Recently I had some goats and I sent this post to a clicker training forum. It was a wildcard of a try, but it worked - you cuold use the cllicker with the cats in the same way to get them to let you stick the needle in them - first just looking at it, then closer and closer, then almost touching - you could try first with a needle full of saline solution and practice with that, until they're cool enough about it to let you stick the real stuff in. The clicker trainer becomes trusted because the trust-communication if never broken during the seesions of training. I found with my goats and withthe dog that if you make one impatient move, you can mess it up. But if you are consistently patient, and go in small increments, the animals really learsn to trust you very fast.

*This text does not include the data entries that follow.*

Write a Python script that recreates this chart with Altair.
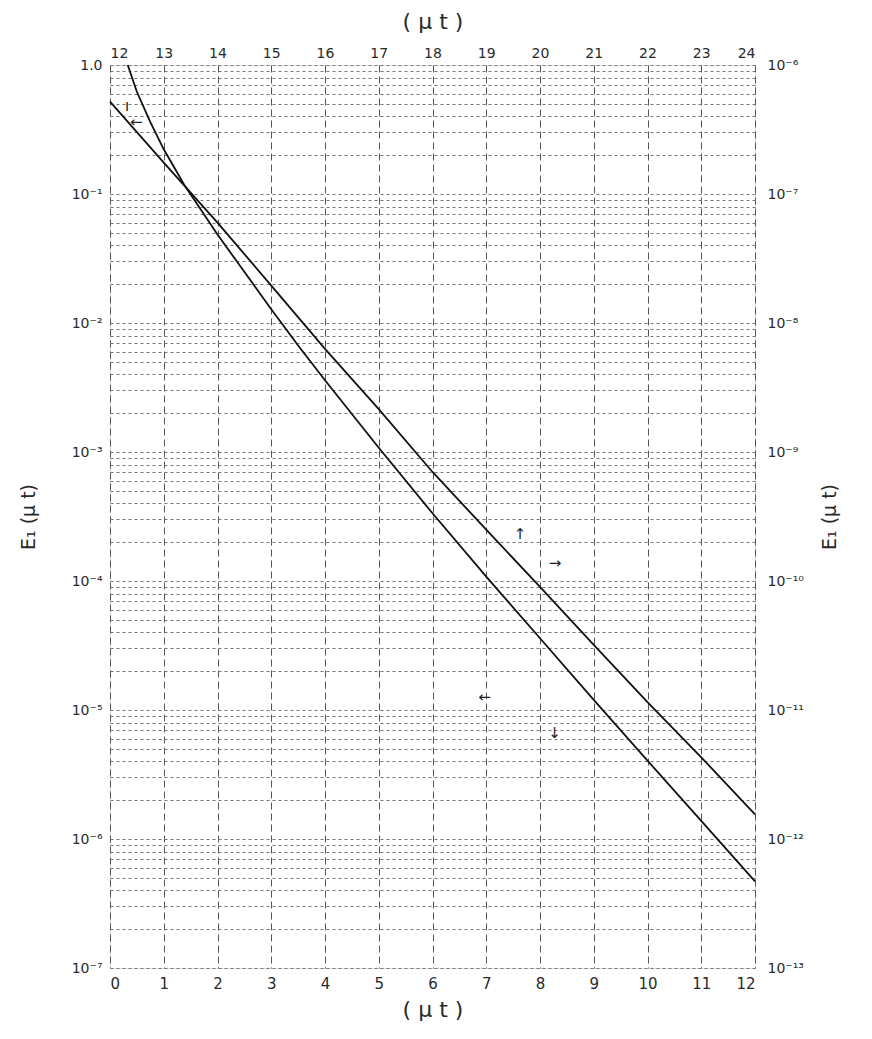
import altair as alt
import pandas as pd

# lower-scale curve: bottom axis (mu t = 0..12), left axis
bottom_x = [0.33, 0.5, 0.75, 1.0, 1.38, 2.0, 3.0, 3.5, 4.0, 5.0, 6.0, 7.0, 8.0, 9.0,
            10.0, 11.0, 12.0]
bottom_e1 = [1.0, 0.62, 0.36, 0.222, 0.118, 0.0485, 0.0128, 0.0067, 0.0036, 0.00108,
             3.35e-4, 1.08e-4, 3.6e-5, 1.2e-5, 4.05e-6, 1.38e-6, 4.7e-7]

# upper-scale curve: top axis (mu t = 12..24), right axis
top_x = [12, 13, 14, 15, 16, 17, 18, 19, 20, 21, 22, 23, 24]
top_e1 = [5.2e-7, 1.75e-7, 6.0e-8, 1.95e-8, 6.3e-9, 2.15e-9, 7.0e-10, 2.5e-10,
          9.0e-11, 3.2e-11, 1.15e-11, 4.3e-12, 1.55e-12]

# tick labels
bottom_ticks = list(range(0, 13))
left_decades = [1, 1e-1, 1e-2, 1e-3, 1e-4, 1e-5, 1e-6, 1e-7]
left_labels = ["1.0", "10⁻¹", "10⁻²", "10⁻³", "10⁻⁴", "10⁻⁵", "10⁻⁶", "10⁻⁷"]
right_labels = ["10⁻⁶", "10⁻⁷", "10⁻⁸", "10⁻⁹", "10⁻¹⁰", "10⁻¹¹", "10⁻¹²", "10⁻¹³"]

# small reading marks on the sheet (bottom/left units)
arrow_x = [7.63, 8.28, 6.97, 8.27, 0.49, 0.32]
arrow_y = [2.3e-4, 1.38e-4, 1.26e-5, 6.6e-6, 0.36, 0.48]
arrow_txt = ["↑", "→", "←", "↓", "←", "ı"]

OFFSET = 12
SHIFT = 1e6

grid_vals = [m * 10.0 ** (-k) for k in range(1, 8) for m in range(1, 10)] + [1.0]

df_b = pd.DataFrame({"x": bottom_x, "y": bottom_e1})
df_t = pd.DataFrame({"x": [v - OFFSET for v in top_x], "y": [v * SHIFT for v in top_e1]})
df_a = pd.DataFrame({"x": arrow_x, "y": arrow_y, "t": arrow_txt})

FONT = "DejaVu Sans"
INK = "#2a2a2a"

xscale = alt.Scale(domain=[0, 12], nice=False, zero=False)
yscale = alt.Scale(type="log", domain=[1e-7, 1], nice=False)

left_map = "{" + ",".join(f"'{i}':'{l}'" for i, l in enumerate(left_labels)) + "}"
right_map = "{" + ",".join(f"'{i}':'{l}'" for i, l in enumerate(right_labels)) + "}"
exp_expr = "round(-log(datum.value)/LN10)"
is_decade = f"abs(pow(10, -{exp_expr}) - datum.value) < datum.value*1e-6"

lower = alt.Chart(df_b).mark_line(color="#111111", strokeWidth=1.8).encode(
    x=alt.X("x:Q", scale=xscale,
            axis=alt.Axis(orient="bottom", values=bottom_ticks, title="( μ t )",
                          grid=True, gridDash=[7, 4], gridColor="#555555", gridWidth=1,
                          ticks=False, domain=False, labelFontSize=15, labelPadding=8,
                          titleFontSize=22, titleFontWeight="normal", titlePadding=8,
                          labelColor=INK, titleColor=INK, labelFont=FONT, titleFont=FONT)),
    y=alt.Y("y:Q", scale=yscale,
            axis=alt.Axis(orient="left", values=grid_vals, title="E₁ (μ t)",
                          grid=True, gridDash=[3, 3], gridColor="#777777", gridWidth=1,
                          labelExpr=f"{is_decade} ? {left_map}[''+{exp_expr}] : ''",
                          ticks=False, domain=False, labelFontSize=14, labelPadding=8,
                          titleFontSize=19, titleFontWeight="normal", titlePadding=33,
                          titleAngle=270,
                          labelColor=INK, titleColor=INK, labelFont=FONT, titleFont=FONT)),
)

upper = alt.Chart(df_t).mark_line(color="#111111", strokeWidth=1.8).encode(
    x=alt.X("x:Q", scale=xscale,
            axis=alt.Axis(orient="top", values=bottom_ticks, title="( μ t )",
                          labelExpr=f"datum.value + {OFFSET}",
                          grid=False, ticks=False, domain=False, labelFontSize=14,
                          labelPadding=5, titleFontSize=22, titleFontWeight="normal",
                          titlePadding=13, labelColor=INK, titleColor=INK,
                          labelFont=FONT, titleFont=FONT)),
    y=alt.Y("y:Q", scale=yscale,
            axis=alt.Axis(orient="right", values=left_decades, title="E₁ (μ t)",
                          labelExpr=f"{right_map}[''+{exp_expr}]",
                          grid=False, ticks=False, domain=False, labelFontSize=14,
                          labelPadding=12, titleFontSize=19, titleFontWeight="normal",
                          titlePadding=36, titleAngle=270,
                          labelColor=INK, titleColor=INK, labelFont=FONT, titleFont=FONT)),
)

arrows = alt.Chart(df_a).mark_text(fontSize=15, color="#222222", font=FONT).encode(
    x=alt.X("x:Q", scale=xscale, axis=None),
    y=alt.Y("y:Q", scale=yscale, axis=None),
    text="t:N",
)

chart = (
    alt.layer(lower, upper, arrows)
    .resolve_axis(x="independent", y="independent")
    .properties(width=645, height=903,
                padding={"left": 102, "top": 57, "right": 100, "bottom": 66},
                autosize=alt.AutoSizeParams(type="none"))
    .configure_view(stroke="#111111", strokeWidth=2)
    .configure(background="white")
)

chart.save("out.html", embed_options={"renderer": "svg", "actions": False})
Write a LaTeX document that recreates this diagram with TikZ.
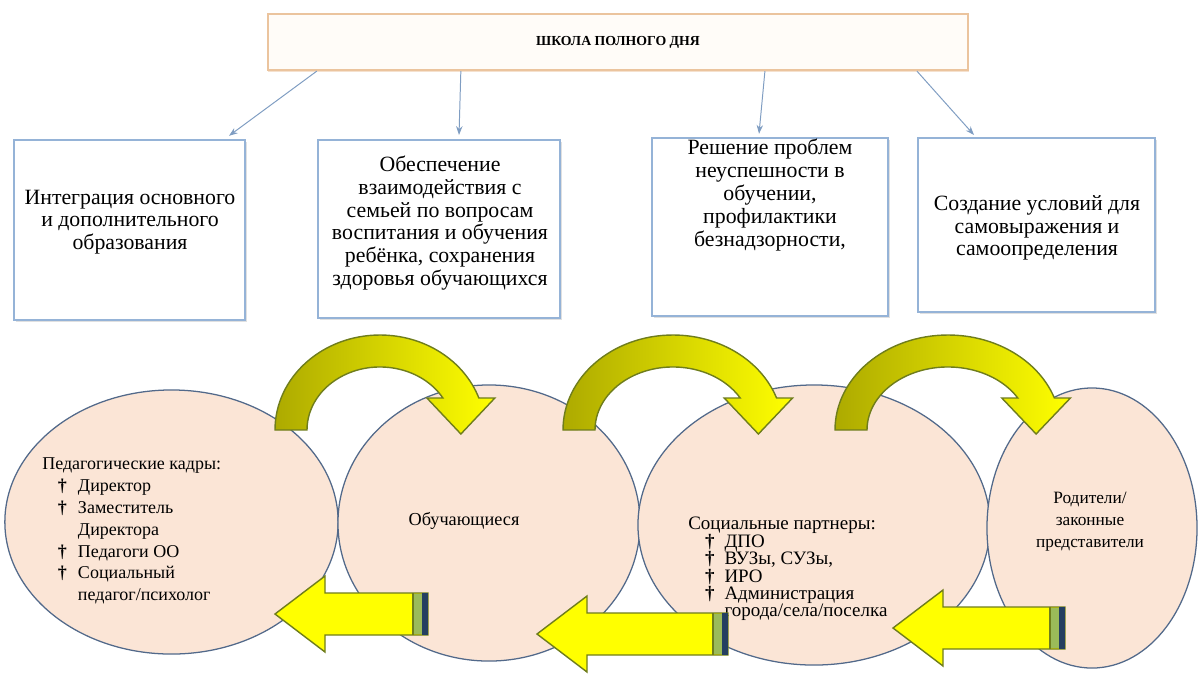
\documentclass[tikz,border=0pt]{standalone}
\usepackage{fontspec}
\setmainfont{Liberation Serif}
\usetikzlibrary{arrows.meta,positioning,calc,shapes.geometric,shadows}
\definecolor{titleline}{HTML}{EBC49E}
\definecolor{titlefill}{HTML}{FFFCF8}
\definecolor{boxline}{HTML}{95B3D7}
\definecolor{linkblue}{HTML}{7F9DC2}
\definecolor{peach}{HTML}{FBE5D6}
\definecolor{rim}{HTML}{52698A}
\definecolor{olivedark}{HTML}{6F7D1C}
\definecolor{olivefill}{HTML}{ADAA00}
\definecolor{lemon}{HTML}{FFFF00}
\definecolor{stripegreen}{HTML}{9BBB59}
\definecolor{stripenavy}{HTML}{243F60}
\newcommand\itemmark{\textbf{†}}
\tikzset{
  titlebox/.style={draw=titleline, line width=1.6pt, fill=titlefill, inner sep=0pt,
                   minimum width=17.5cm, minimum height=1.4cm,
                   font=\fontsize{9.8}{12}\selectfont\bfseries,
                   drop shadow={shadow xshift=0.4pt, shadow yshift=-1.6pt, fill=titleline, opacity=0.5}},
  goalbox/.style={draw=boxline, line width=1.4pt, fill=white, inner sep=0pt,
                  drop shadow={shadow xshift=1.2pt, shadow yshift=-1.6pt, fill=black!30, opacity=0.4}},
  goaltext/.style={align=center, font=\fontsize{15.5}{16.2}\selectfont},
  link/.style={-{Stealth[length=2.2mm,width=1.6mm]}, line width=0.7pt, color=linkblue},
  bubble/.style={ellipse, draw=rim, line width=0.9pt, fill=peach, inner sep=0pt},
  bubbletext/.style={align=center, font=\fontsize{13}{15.6}\selectfont},
  listtext/.style={inner sep=0pt, font=\fontsize{12.8}{15.5}\selectfont},
  bendarrow/.style={draw=olivedark, line width=1pt, left color=olivefill, right color=lemon},
  backarrow/.style={draw=olivedark, line width=1pt, fill=lemon}}

\begin{document}
\begin{tikzpicture}[x=0.025cm, y=-0.025cm]
  \useasboundingbox (0,0) rectangle (1202,673);

  % title and goals
  \node[titlebox] (title) at (618,42) {ШКОЛА ПОЛНОГО ДНЯ};

  \node[goalbox, minimum width=5.775cm, minimum height=4.5cm]  (box1) at (129.5,230) {};
  \node[goalbox, minimum width=6.05cm,  minimum height=4.45cm] (box2) at (439,229) {};
  \node[goalbox, minimum width=5.9cm,   minimum height=4.45cm] (box3) at (770,227) {};
  \node[goalbox, minimum width=5.925cm, minimum height=4.35cm] (box4) at (1036.5,225) {};

  \node[goaltext] (goal1) at (130,222) {Интеграция основного\\и дополнительного\\образования};
  \node[goaltext] (goal2) at (440,223) {Обеспечение\\взаимодействия с\\семьей по вопросам\\воспитания и обучения\\ребёнка, сохранения\\здоровья обучающихся};
  \node[goaltext] (goal3) at (770,195) {Решение проблем\\неуспешности в\\обучении,\\профилактики\\безнадзорности,};
  \node[goaltext] (goal4) at (1037,228) {Создание условий для\\самовыражения и\\самоопределения};

  \draw[link] ([xshift=1.25cm]title.south west) -- ([xshift=-0.425cm, yshift=0.08cm]box1.north east);
  \draw[link] ([xshift=4.85cm]title.south west) -- ([xshift=3.55cm, yshift=0.1cm]box2.north west);
  \draw[link] ([xshift=12.45cm]title.south west) -- ([xshift=2.7cm, yshift=0.08cm]box3.north west);
  \draw[link] ([xshift=16.25cm]title.south west) -- ([xshift=1.425cm, yshift=0.05cm]box4.north west);

  % participants
  \node[bubble, minimum width=8.33cm, minimum height=6.6cm] (staff)    at (171.5,522) {};
  \node[bubble, minimum width=7.55cm, minimum height=6.9cm] (pupils)   at (489,523) {};
  \node[bubble, minimum width=8.8cm,  minimum height=7.0cm] (partners) at (814,525) {};
  \node[bubble, minimum width=5.25cm, minimum height=7.0cm] (parents)  at (1092,528) {};

  \node[listtext, anchor=west] (stafflist) at (42,531) {%
    \begin{tabular}{@{\hspace{11pt}}c@{\hspace{8pt}}l@{}}
      \multicolumn{2}{@{}l@{}}{Педагогические кадры:}\\
      \itemmark & Директор\\
      \itemmark & Заместитель\\
                & Директора\\
      \itemmark & Педагоги ОО\\
      \itemmark & Социальный\\
                & педагог/психолог
    \end{tabular}};
  \node[bubbletext] (pupilsname) at (464,521) {Обучающиеся};
  \node[listtext, anchor=west, font=\fontsize{13.5}{10.5}\selectfont] (partnerlist) at (688,569) {%
    \begin{tabular}{@{\hspace{12pt}}c@{\hspace{7pt}}l@{}}
      \multicolumn{2}{@{}l@{}}{Социальные партнеры:}\\
      \itemmark & ДПО\\
      \itemmark & ВУЗы, СУЗы,\\
      \itemmark & ИРО\\
      \itemmark & Администрация\\
                & города/села/поселка
    \end{tabular}};
  \node[bubbletext, font=\fontsize{12.3}{15.6}\selectfont] (parentsname) at (1090,522) {Родители/\\законные\\представители};

  % bent arrows over the circles
  \foreach \cx/\rx in {380/105, 673/110, 948/113} {
    \pgfmathsetmacro\irx{\rx-32}
    \pgfmathsetmacro\ox{\cx+0.9415*\rx}
    \pgfmathsetmacro\ix{\cx+0.8616*\irx}
    \pgfmathsetmacro\tx{(\ox+\ix)/2}
    \path[bendarrow] (\cx-\rx,430) arc[start angle=180, end angle=340.3, x radius=\rx, y radius=95]
      -- (\ox+16,398) -- (\tx,434) -- (\ix-16,398) -- (\ix,398)
      arc[start angle=329.5, end angle=180, x radius=\irx, y radius=63] -- cycle;
  }

  % arrows back to the left
  \foreach \tip/\tail/\yc in {275/428/614, 537/728/634, 893/1065/628} {
    \path[backarrow] (\tip,\yc) -- (\tip+50,\yc-38) -- (\tip+50,\yc-21) -- (\tail,\yc-21)
      -- (\tail,\yc+21) -- (\tip+50,\yc+21) -- (\tip+50,\yc+38) -- cycle;
    \fill[stripegreen] (\tail-15,\yc-20) rectangle (\tail-6,\yc+20);
    \fill[stripenavy] (\tail-6,\yc-21) rectangle (\tail,\yc+21);
    \draw[olivedark, line width=0.8pt] (\tail-15,\yc-21) -- (\tail-15,\yc+21);
  }
\end{tikzpicture}
\end{document}
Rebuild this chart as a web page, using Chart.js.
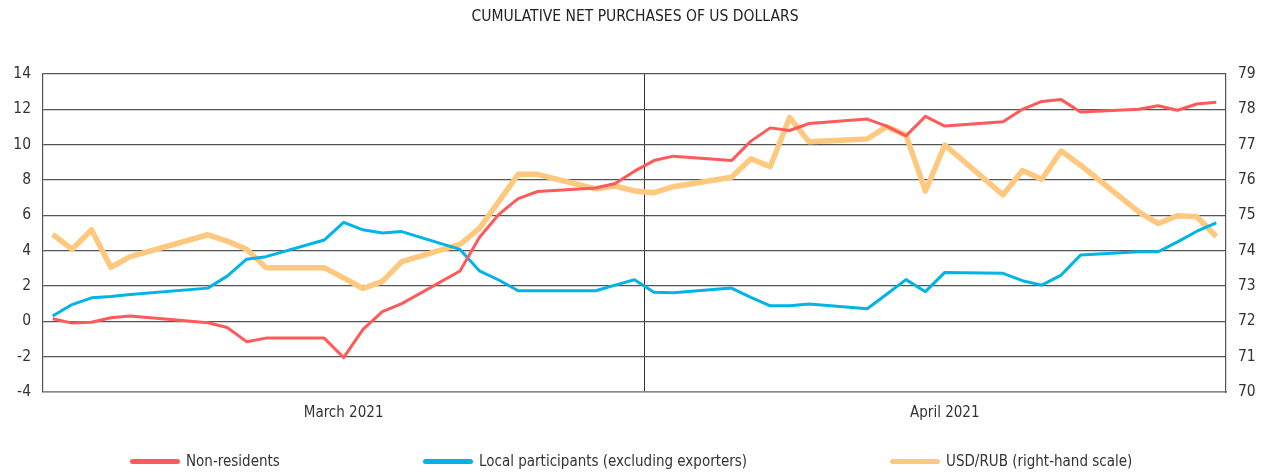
<!DOCTYPE html>
<html>
<head>
<meta charset="utf-8">
<script src="https://cdn.jsdelivr.net/npm/chart.js@4"></script>
<style>
  body { margin: 0; background: #fff; }
  #wrap { position: relative; width: 1270px; height: 473px; }
  #legend { position: absolute; left: 0; top: 451px; width: 1270px; height: 20px;
    font-family: "Liberation Sans Narrow", "DejaVu Sans Condensed", sans-serif; font-size: 15px; color: #333; }
  .item { position: absolute; top: 0; display: flex; align-items: center; height: 20px; }
  .swatch { width: 50px; height: 5px; border-radius: 3px; margin-right: 6px; }
</style>
</head>
<body>
<div id="wrap">
  <canvas id="chart" width="1270" height="473"></canvas>
  <div id="legend"></div>
</div>
<script>
// Calendar days of March and April 2021; null = no trading that day
const marchDays = 31;
const aprilDays = 30;
const dayLabels = [];
for (let d = 1; d <= marchDays; d++) dayLabels.push("2021-03-" + String(d).padStart(2, "0"));
for (let d = 1; d <= aprilDays; d++) dayLabels.push("2021-04-" + String(d).padStart(2, "0"));

const monthTickIndex = [15, 46];
const monthTickText = ["March 2021", "April 2021"];

// Non-residents, USD bn (left scale)
const nonResidents = [
  0.15, -0.1, -0.05, 0.2, 0.3, null, null, null,
  -0.08, -0.35, -1.15, -0.95, null, null,
  -0.95, -2.05, -0.45, 0.55, 1.0, null, null,
  2.85, 4.75, 6.05, 6.95, 7.35, null, null,
  7.55, 7.8, 8.5, 9.1, 9.35, null, null,
  9.1, 10.2, 10.95, 10.8, 11.2, null, null,
  11.45, 11.05, 10.5, 11.6, 11.05, null, null,
  11.3, 12.0, 12.45, 12.55, 11.85, null, null,
  12.0, 12.2, 11.95, 12.3, 12.4
];

// Local participants excluding exporters (left scale)
const localParticipants = [
  0.3, 0.95, 1.33, 1.4, 1.52, null, null, null,
  1.88, 2.56, 3.52, 3.66, null, null,
  4.6, 5.6, 5.18, 5.0, 5.08, null, null,
  4.07, 2.86, 2.34, 1.73, 1.73, null, null,
  1.73, 2.05, 2.35, 1.64, 1.62, null, null,
  1.88, 1.36, 0.88, 0.88, 0.98, null, null,
  0.71, 1.53, 2.36, 1.68, 2.77, null, null,
  2.72, 2.3, 2.05, 2.62, 3.75, null, null,
  3.94, 3.94, 4.5, 5.1, 5.58
];

// USD/RUB (right scale)
const usdRub = [
  74.46, 74.04, 74.59, 73.53, 73.83, null, null, null,
  74.45, 74.27, 74.04, 73.52, null, null,
  73.52, 73.23, 72.93, 73.13, 73.69, null, null,
  74.18, 74.63, 75.39, 76.16, 76.16, null, null,
  75.75, 75.83, 75.69, 75.64, 75.81, null, null,
  76.08, 76.6, 76.38, 77.77, 77.08, null, null,
  77.16, 77.51, 77.27, 75.69, 76.99, null, null,
  75.58, 76.27, 76.02, 76.82, 76.42, null, null,
  75.1, 74.77, 74.99, 74.96, 74.4
];

const seriesNames = ["Non-residents", "Local participants (excluding exporters)", "USD/RUB (right-hand scale)"];
const seriesColors = ["#ff5a5a", "#00b4e6", "#ffc87f"];

const font = "'Liberation Sans Narrow', 'DejaVu Sans Condensed', sans-serif";
Chart.defaults.font.family = font;
Chart.defaults.color = "#333";

new Chart(document.getElementById("chart"), {
  type: "line",
  data: {
    labels: dayLabels,
    datasets: [
      { label: seriesNames[0], data: nonResidents, borderColor: seriesColors[0], borderWidth: 3, yAxisID: "y" },
      { label: seriesNames[1], data: localParticipants, borderColor: seriesColors[1], borderWidth: 3, yAxisID: "y" },
      { label: seriesNames[2], data: usdRub, borderColor: seriesColors[2], borderWidth: 5.5, yAxisID: "y1" }
    ]
  },
  options: {
    responsive: false,
    animation: false,
    spanGaps: true,
    elements: { point: { radius: 0 }, line: { tension: 0, borderJoinStyle: "round" } },
    layout: { padding: { left: 0, right: 0, top: 0, bottom: 41 } },
    plugins: {
      legend: { display: false },
      tooltip: { enabled: false },
      title: {
        display: true,
        text: "CUMULATIVE NET PURCHASES OF US DOLLARS",
        color: "#222",
        font: { size: 15.5, weight: "normal" },
        padding: { top: 8, bottom: 47.4 }
      }
    },
    scales: {
      x: {
        offset: true,
        grid: {
          offset: true,
          drawTicks: false,
          color: (ctx) => (ctx.index === 31 ? "#333" : "rgba(0,0,0,0)")
        },
        border: { color: "#888", width: 1.5 },
        ticks: {
          autoSkip: false,
          maxRotation: 0,
          padding: 12,
          font: { size: 15 },
          callback: (v, i) => {
            const k = monthTickIndex.indexOf(i);
            return k >= 0 ? monthTickText[k] : "";
          }
        },
        afterFit: (s) => { s.height = 40; }
      },
      y: {
        position: "left",
        min: -4,
        max: 14,
        ticks: { stepSize: 2, padding: 12, font: { size: 15.5 } },
        grid: { color: "#555", lineWidth: 1.2, drawTicks: false },
        border: { color: "#555", width: 1.2 },
        afterFit: (s) => { s.width = 43; }
      },
      y1: {
        position: "right",
        min: 70,
        max: 79,
        ticks: { stepSize: 1, padding: 12, font: { size: 15.5 } },
        grid: { display: false, drawTicks: false },
        border: { color: "#555", width: 1.2 },
        afterFit: (s) => { s.width = 44; }
      }
    }
  }
});

// HTML legend spread across the bottom
const legendLeft = [130, 423, 890];
const legend = document.getElementById("legend");
seriesNames.forEach((name, i) => {
  const item = document.createElement("div");
  item.className = "item";
  item.style.left = legendLeft[i] + "px";
  item.innerHTML = '<span class="swatch" style="background:' + seriesColors[i] + '"></span><span>' + name + "</span>";
  legend.appendChild(item);
});
</script>
</body>
</html>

Heres the goat story. "When we brought this goat mother in (we call her Mrs. Goat) and we had to milk her out that very evening, but she was stressed and weirded out by the trip. We hooked up her collar via a very short lead to the fence post near her, and got out our bucket of hot soapy water and milking pan. Lo and behold she swung her rear end around towards me so that her head was now on the other side and her butt was round the other side. I tried to wash her udder again, swung round and landed the other way round again. This was not getting anywhere, but as some of you will know, you have to milk a milking animal, or its udder becomes distended - whether they're stressed or not. So I pulled out my clicker and some barley grains. Reached towards her udder and click, pulled my hand away and some barley. Reached a bit closer, click and a bit of barley. Closer and closer until I could touch it, more clicks, more barley. Slowly I went from not being able to touch it to being able to knead it around! Eventually she figured I wasn't going to maul it with my predatory fangs, and she let me milk her out. I don't know what would have happened without the clicker, but I have a feeling it would have been something like my partner holding her back legs tight while she kicked and bayed, and me trying to milk her out, which I'm not very good at yet. And it's hard to milk a stressed animal, because they tend to hold the milk up, and not let it down. SO: practical application for the clicker, with goat keepers! It would work good too if she was at a show, and was stressed. Or if someone else had to milk her, and they weren't famliiar with the goat."